GIVEN REQUEST -> Strip the pictures and reproduce the rest of the listing exactly.

RAW DATA ->
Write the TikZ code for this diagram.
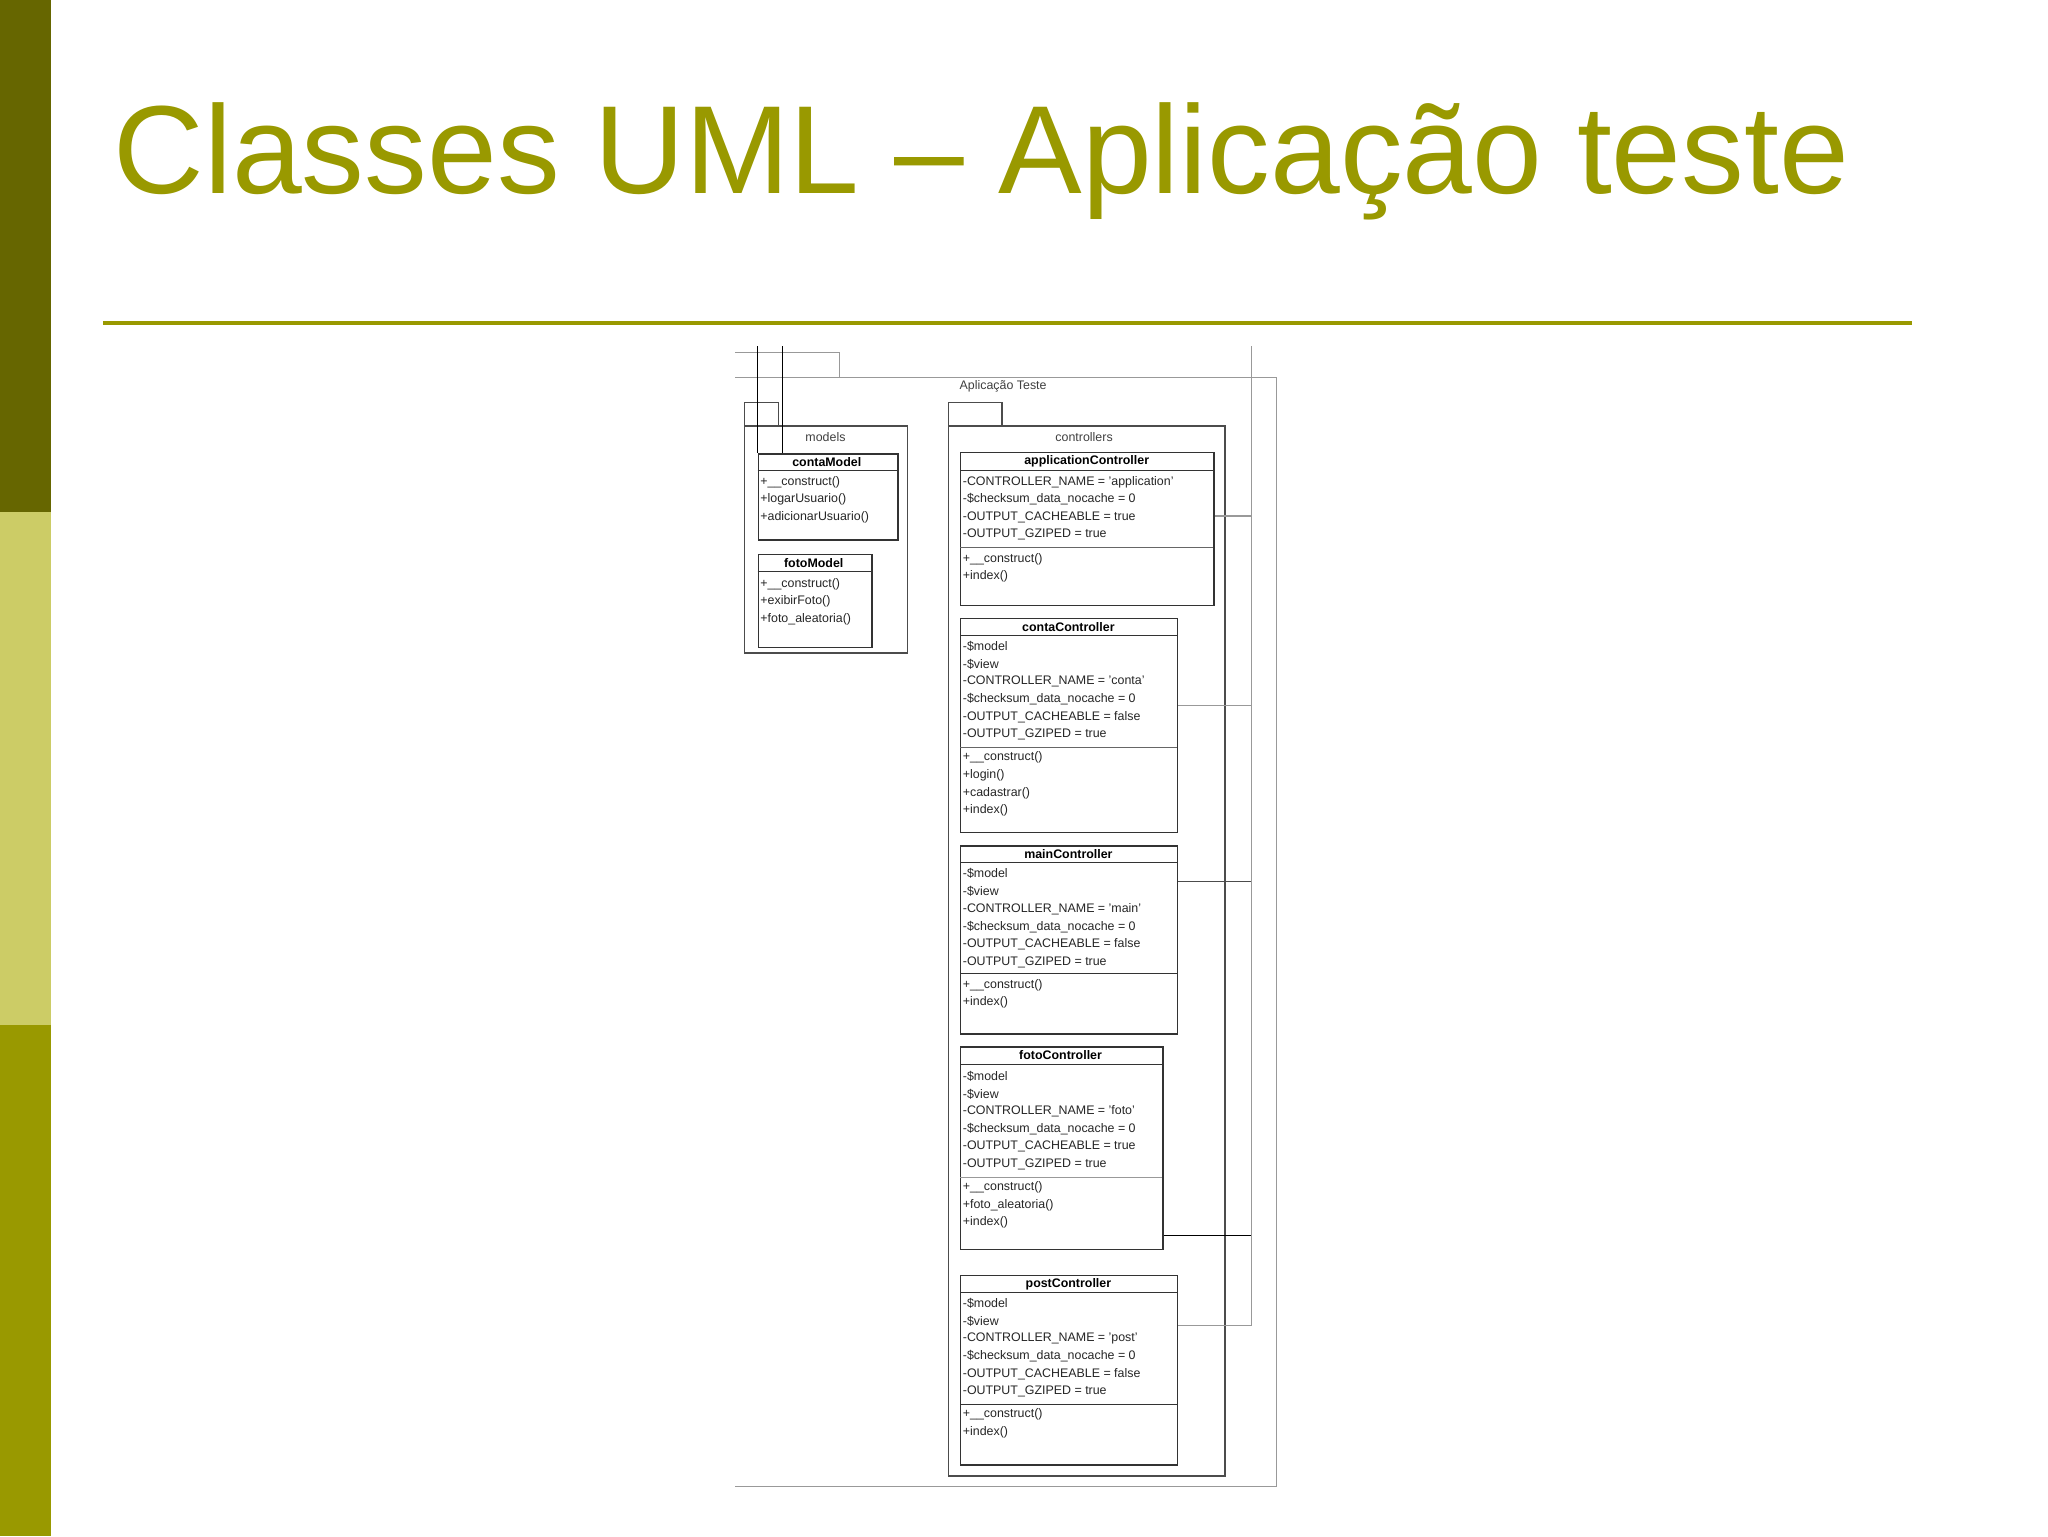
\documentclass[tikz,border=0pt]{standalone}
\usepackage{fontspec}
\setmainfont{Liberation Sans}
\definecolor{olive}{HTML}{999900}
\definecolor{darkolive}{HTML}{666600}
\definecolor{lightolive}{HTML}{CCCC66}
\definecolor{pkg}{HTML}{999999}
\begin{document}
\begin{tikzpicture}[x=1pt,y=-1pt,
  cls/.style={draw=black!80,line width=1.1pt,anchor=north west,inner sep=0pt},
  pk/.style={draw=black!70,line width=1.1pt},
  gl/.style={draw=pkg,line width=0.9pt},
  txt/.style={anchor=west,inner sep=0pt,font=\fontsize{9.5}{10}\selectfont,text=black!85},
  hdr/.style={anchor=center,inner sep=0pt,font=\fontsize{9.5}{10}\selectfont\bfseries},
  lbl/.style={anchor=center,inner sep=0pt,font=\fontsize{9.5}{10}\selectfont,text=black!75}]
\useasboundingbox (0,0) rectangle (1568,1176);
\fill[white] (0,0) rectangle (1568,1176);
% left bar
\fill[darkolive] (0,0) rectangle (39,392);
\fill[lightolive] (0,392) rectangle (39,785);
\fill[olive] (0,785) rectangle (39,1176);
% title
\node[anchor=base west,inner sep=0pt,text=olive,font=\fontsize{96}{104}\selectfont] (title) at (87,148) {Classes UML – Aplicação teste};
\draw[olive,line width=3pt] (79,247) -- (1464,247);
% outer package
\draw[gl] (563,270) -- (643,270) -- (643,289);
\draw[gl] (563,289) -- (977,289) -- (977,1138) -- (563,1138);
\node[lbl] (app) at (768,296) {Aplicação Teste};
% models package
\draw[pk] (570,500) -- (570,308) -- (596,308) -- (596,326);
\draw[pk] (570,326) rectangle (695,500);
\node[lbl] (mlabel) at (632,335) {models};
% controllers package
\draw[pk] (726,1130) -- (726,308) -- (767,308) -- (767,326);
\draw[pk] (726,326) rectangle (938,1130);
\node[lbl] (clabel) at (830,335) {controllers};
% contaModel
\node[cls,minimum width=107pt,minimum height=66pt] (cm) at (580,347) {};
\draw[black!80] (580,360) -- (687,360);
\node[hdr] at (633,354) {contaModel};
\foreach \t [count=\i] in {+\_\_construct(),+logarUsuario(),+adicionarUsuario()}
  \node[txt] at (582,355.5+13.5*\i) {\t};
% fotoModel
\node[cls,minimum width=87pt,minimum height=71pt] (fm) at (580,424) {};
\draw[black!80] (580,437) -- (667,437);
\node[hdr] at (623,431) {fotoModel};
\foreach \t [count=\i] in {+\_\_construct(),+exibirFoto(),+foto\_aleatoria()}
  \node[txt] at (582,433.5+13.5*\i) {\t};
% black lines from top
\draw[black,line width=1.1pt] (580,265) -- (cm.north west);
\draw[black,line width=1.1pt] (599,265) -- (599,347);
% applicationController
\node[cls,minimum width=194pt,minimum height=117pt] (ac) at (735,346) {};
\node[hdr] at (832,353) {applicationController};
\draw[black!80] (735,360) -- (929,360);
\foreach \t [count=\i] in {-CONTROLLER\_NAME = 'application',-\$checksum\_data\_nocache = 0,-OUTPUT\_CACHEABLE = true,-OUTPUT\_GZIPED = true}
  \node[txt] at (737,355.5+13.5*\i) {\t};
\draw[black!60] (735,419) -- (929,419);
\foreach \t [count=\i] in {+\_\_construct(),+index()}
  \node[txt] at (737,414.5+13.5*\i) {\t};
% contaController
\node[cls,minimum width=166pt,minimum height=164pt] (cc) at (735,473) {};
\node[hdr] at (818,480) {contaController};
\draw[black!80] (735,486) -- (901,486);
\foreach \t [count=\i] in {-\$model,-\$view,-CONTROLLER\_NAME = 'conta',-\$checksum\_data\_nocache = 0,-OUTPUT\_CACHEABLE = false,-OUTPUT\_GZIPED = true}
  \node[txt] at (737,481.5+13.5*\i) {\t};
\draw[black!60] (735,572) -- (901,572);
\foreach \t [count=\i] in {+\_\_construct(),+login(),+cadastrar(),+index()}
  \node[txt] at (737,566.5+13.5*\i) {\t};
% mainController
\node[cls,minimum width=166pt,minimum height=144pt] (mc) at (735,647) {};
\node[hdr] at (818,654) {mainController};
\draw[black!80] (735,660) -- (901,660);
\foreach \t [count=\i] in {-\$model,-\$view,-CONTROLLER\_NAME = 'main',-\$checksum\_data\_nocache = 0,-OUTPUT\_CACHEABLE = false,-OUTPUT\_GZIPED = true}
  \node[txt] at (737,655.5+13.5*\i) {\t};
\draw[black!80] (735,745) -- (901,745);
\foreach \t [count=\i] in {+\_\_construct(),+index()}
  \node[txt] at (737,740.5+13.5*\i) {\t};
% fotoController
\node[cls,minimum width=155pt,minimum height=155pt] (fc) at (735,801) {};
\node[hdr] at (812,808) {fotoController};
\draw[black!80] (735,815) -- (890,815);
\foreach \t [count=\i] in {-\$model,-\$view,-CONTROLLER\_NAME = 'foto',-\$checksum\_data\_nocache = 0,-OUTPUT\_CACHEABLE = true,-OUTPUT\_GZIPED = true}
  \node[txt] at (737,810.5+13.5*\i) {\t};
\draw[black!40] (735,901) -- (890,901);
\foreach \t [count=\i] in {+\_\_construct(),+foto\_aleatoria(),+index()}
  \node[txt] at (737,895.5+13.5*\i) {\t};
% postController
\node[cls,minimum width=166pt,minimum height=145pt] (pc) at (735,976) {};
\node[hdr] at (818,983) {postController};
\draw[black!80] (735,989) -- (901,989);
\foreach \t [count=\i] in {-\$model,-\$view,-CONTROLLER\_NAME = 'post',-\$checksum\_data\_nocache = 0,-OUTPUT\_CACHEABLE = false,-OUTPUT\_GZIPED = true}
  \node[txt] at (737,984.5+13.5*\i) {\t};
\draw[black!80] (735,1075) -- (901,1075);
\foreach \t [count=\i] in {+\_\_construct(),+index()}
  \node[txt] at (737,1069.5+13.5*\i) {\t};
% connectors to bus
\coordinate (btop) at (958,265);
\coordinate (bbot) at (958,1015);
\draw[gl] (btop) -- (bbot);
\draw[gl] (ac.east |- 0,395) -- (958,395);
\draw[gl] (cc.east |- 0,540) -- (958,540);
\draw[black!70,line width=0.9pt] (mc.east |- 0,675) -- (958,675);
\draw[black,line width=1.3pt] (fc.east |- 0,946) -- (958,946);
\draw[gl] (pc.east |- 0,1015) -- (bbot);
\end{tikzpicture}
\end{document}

RESULT OF THIS TASK ->
Write the TikZ code for this diagram.
\documentclass[tikz,border=0pt]{standalone}
\usepackage{fontspec}
\setmainfont{Liberation Sans}
\definecolor{olive}{HTML}{999900}
\definecolor{darkolive}{HTML}{666600}
\definecolor{lightolive}{HTML}{CCCC66}
\definecolor{pkg}{HTML}{999999}
\begin{document}
\begin{tikzpicture}[x=1pt,y=-1pt,
  cls/.style={draw=black!80,line width=1.1pt,anchor=north west,inner sep=0pt},
  pk/.style={draw=black!70,line width=1.1pt},
  gl/.style={draw=pkg,line width=0.9pt},
  txt/.style={anchor=west,inner sep=0pt,font=\fontsize{9.5}{10}\selectfont,text=black!85},
  hdr/.style={anchor=center,inner sep=0pt,font=\fontsize{9.5}{10}\selectfont\bfseries},
  lbl/.style={anchor=center,inner sep=0pt,font=\fontsize{9.5}{10}\selectfont,text=black!75}]
\useasboundingbox (0,0) rectangle (1568,1176);
\fill[white] (0,0) rectangle (1568,1176);
% left bar
\fill[darkolive] (0,0) rectangle (39,392);
\fill[lightolive] (0,392) rectangle (39,785);
\fill[olive] (0,785) rectangle (39,1176);
% title
\node[anchor=base west,inner sep=0pt,text=olive,font=\fontsize{96}{104}\selectfont] (title) at (87,148) {Classes UML – Aplicação teste};
\draw[olive,line width=3pt] (79,247) -- (1464,247);
% outer package
\draw[gl] (563,270) -- (643,270) -- (643,289);
\draw[gl] (563,289) -- (977,289) -- (977,1138) -- (563,1138);
\node[lbl] (app) at (768,296) {Aplicação Teste};
% models package
\draw[pk] (570,500) -- (570,308) -- (596,308) -- (596,326);
\draw[pk] (570,326) rectangle (695,500);
\node[lbl] (mlabel) at (632,335) {models};
% controllers package
\draw[pk] (726,1130) -- (726,308) -- (767,308) -- (767,326);
\draw[pk] (726,326) rectangle (938,1130);
\node[lbl] (clabel) at (830,335) {controllers};
% contaModel
\node[cls,minimum width=107pt,minimum height=66pt] (cm) at (580,347) {};
\draw[black!80] (580,360) -- (687,360);
\node[hdr] at (633,354) {contaModel};
\foreach \t [count=\i] in {+\_\_construct(),+logarUsuario(),+adicionarUsuario()}
  \node[txt] at (582,355.5+13.5*\i) {\t};
% fotoModel
\node[cls,minimum width=87pt,minimum height=71pt] (fm) at (580,424) {};
\draw[black!80] (580,437) -- (667,437);
\node[hdr] at (623,431) {fotoModel};
\foreach \t [count=\i] in {+\_\_construct(),+exibirFoto(),+foto\_aleatoria()}
  \node[txt] at (582,433.5+13.5*\i) {\t};
% black lines from top
\draw[black,line width=1.1pt] (580,265) -- (cm.north west);
\draw[black,line width=1.1pt] (599,265) -- (599,347);
% applicationController
\node[cls,minimum width=194pt,minimum height=117pt] (ac) at (735,346) {};
\node[hdr] at (832,353) {applicationController};
\draw[black!80] (735,360) -- (929,360);
\foreach \t [count=\i] in {-CONTROLLER\_NAME = 'application',-\$checksum\_data\_nocache = 0,-OUTPUT\_CACHEABLE = true,-OUTPUT\_GZIPED = true}
  \node[txt] at (737,355.5+13.5*\i) {\t};
\draw[black!60] (735,419) -- (929,419);
\foreach \t [count=\i] in {+\_\_construct(),+index()}
  \node[txt] at (737,414.5+13.5*\i) {\t};
% contaController
\node[cls,minimum width=166pt,minimum height=164pt] (cc) at (735,473) {};
\node[hdr] at (818,480) {contaController};
\draw[black!80] (735,486) -- (901,486);
\foreach \t [count=\i] in {-\$model,-\$view,-CONTROLLER\_NAME = 'conta',-\$checksum\_data\_nocache = 0,-OUTPUT\_CACHEABLE = false,-OUTPUT\_GZIPED = true}
  \node[txt] at (737,481.5+13.5*\i) {\t};
\draw[black!60] (735,572) -- (901,572);
\foreach \t [count=\i] in {+\_\_construct(),+login(),+cadastrar(),+index()}
  \node[txt] at (737,566.5+13.5*\i) {\t};
% mainController
\node[cls,minimum width=166pt,minimum height=144pt] (mc) at (735,647) {};
\node[hdr] at (818,654) {mainController};
\draw[black!80] (735,660) -- (901,660);
\foreach \t [count=\i] in {-\$model,-\$view,-CONTROLLER\_NAME = 'main',-\$checksum\_data\_nocache = 0,-OUTPUT\_CACHEABLE = false,-OUTPUT\_GZIPED = true}
  \node[txt] at (737,655.5+13.5*\i) {\t};
\draw[black!80] (735,745) -- (901,745);
\foreach \t [count=\i] in {+\_\_construct(),+index()}
  \node[txt] at (737,740.5+13.5*\i) {\t};
% fotoController
\node[cls,minimum width=155pt,minimum height=155pt] (fc) at (735,801) {};
\node[hdr] at (812,808) {fotoController};
\draw[black!80] (735,815) -- (890,815);
\foreach \t [count=\i] in {-\$model,-\$view,-CONTROLLER\_NAME = 'foto',-\$checksum\_data\_nocache = 0,-OUTPUT\_CACHEABLE = true,-OUTPUT\_GZIPED = true}
  \node[txt] at (737,810.5+13.5*\i) {\t};
\draw[black!40] (735,901) -- (890,901);
\foreach \t [count=\i] in {+\_\_construct(),+foto\_aleatoria(),+index()}
  \node[txt] at (737,895.5+13.5*\i) {\t};
% postController
\node[cls,minimum width=166pt,minimum height=145pt] (pc) at (735,976) {};
\node[hdr] at (818,983) {postController};
\draw[black!80] (735,989) -- (901,989);
\foreach \t [count=\i] in {-\$model,-\$view,-CONTROLLER\_NAME = 'post',-\$checksum\_data\_nocache = 0,-OUTPUT\_CACHEABLE = false,-OUTPUT\_GZIPED = true}
  \node[txt] at (737,984.5+13.5*\i) {\t};
\draw[black!80] (735,1075) -- (901,1075);
\foreach \t [count=\i] in {+\_\_construct(),+index()}
  \node[txt] at (737,1069.5+13.5*\i) {\t};
% connectors to bus
\coordinate (btop) at (958,265);
\coordinate (bbot) at (958,1015);
\draw[gl] (btop) -- (bbot);
\draw[gl] (ac.east |- 0,395) -- (958,395);
\draw[gl] (cc.east |- 0,540) -- (958,540);
\draw[black!70,line width=0.9pt] (mc.east |- 0,675) -- (958,675);
\draw[black,line width=1.3pt] (fc.east |- 0,946) -- (958,946);
\draw[gl] (pc.east |- 0,1015) -- (bbot);
\end{tikzpicture}
\end{document}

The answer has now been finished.